■ **INFORMATION SUPPLIED**:
** START **

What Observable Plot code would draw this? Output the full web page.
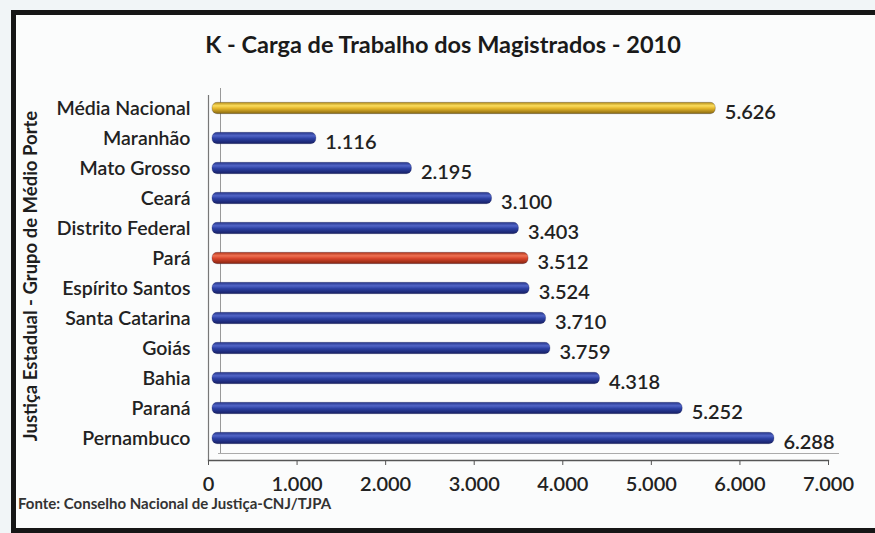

** END **
** START **

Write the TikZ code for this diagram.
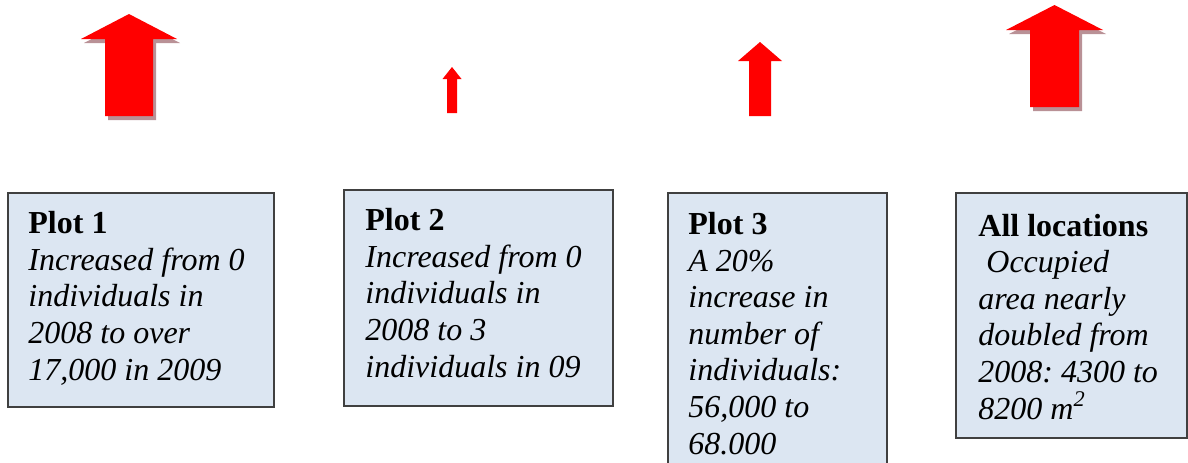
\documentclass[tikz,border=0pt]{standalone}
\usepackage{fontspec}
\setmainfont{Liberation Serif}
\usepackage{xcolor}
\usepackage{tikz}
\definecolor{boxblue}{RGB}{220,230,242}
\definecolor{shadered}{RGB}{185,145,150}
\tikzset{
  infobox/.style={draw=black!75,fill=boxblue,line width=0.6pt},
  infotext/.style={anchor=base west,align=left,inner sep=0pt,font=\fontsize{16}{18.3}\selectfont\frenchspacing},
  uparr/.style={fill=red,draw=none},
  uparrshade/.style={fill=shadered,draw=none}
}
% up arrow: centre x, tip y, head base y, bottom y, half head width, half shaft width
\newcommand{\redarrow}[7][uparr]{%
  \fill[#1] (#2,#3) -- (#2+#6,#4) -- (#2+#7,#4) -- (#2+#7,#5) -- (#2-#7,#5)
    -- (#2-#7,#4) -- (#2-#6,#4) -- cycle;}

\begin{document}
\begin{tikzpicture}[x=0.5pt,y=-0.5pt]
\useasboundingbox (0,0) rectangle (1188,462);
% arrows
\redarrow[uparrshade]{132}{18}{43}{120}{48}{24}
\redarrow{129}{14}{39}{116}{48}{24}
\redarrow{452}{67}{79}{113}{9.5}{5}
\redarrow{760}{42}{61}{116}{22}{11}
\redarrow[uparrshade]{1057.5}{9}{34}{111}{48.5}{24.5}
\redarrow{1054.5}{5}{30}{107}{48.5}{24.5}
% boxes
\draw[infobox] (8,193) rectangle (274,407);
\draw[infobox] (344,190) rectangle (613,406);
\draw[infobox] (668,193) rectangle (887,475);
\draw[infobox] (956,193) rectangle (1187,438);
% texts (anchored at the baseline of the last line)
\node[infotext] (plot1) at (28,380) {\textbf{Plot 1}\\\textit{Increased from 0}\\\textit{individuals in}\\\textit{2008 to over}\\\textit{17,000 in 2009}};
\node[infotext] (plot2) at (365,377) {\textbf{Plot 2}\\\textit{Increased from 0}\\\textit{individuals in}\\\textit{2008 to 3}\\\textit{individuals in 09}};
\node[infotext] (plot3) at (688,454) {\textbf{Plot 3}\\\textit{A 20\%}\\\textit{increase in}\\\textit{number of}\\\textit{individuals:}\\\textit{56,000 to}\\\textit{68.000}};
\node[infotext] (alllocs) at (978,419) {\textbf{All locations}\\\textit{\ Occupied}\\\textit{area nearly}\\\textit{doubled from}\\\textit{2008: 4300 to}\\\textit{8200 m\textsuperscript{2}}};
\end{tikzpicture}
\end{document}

** END **

■ **AIM**: Reproduce nothing but the lines from the one with "Write the TikZ code for this diagram." to the one with "-- (#2-#7,#4) -- (#2-#6,#4)", both lines included, and keep every picture out of the copy.

■ **FINISHED TASK**:
Write the TikZ code for this diagram.
\documentclass[tikz,border=0pt]{standalone}
\usepackage{fontspec}
\setmainfont{Liberation Serif}
\usepackage{xcolor}
\usepackage{tikz}
\definecolor{boxblue}{RGB}{220,230,242}
\definecolor{shadered}{RGB}{185,145,150}
\tikzset{
  infobox/.style={draw=black!75,fill=boxblue,line width=0.6pt},
  infotext/.style={anchor=base west,align=left,inner sep=0pt,font=\fontsize{16}{18.3}\selectfont\frenchspacing},
  uparr/.style={fill=red,draw=none},
  uparrshade/.style={fill=shadered,draw=none}
}
% up arrow: centre x, tip y, head base y, bottom y, half head width, half shaft width
\newcommand{\redarrow}[7][uparr]{%
  \fill[#1] (#2,#3) -- (#2+#6,#4) -- (#2+#7,#4) -- (#2+#7,#5) -- (#2-#7,#5)
    -- (#2-#7,#4) -- (#2-#6,#4) -- cycle;}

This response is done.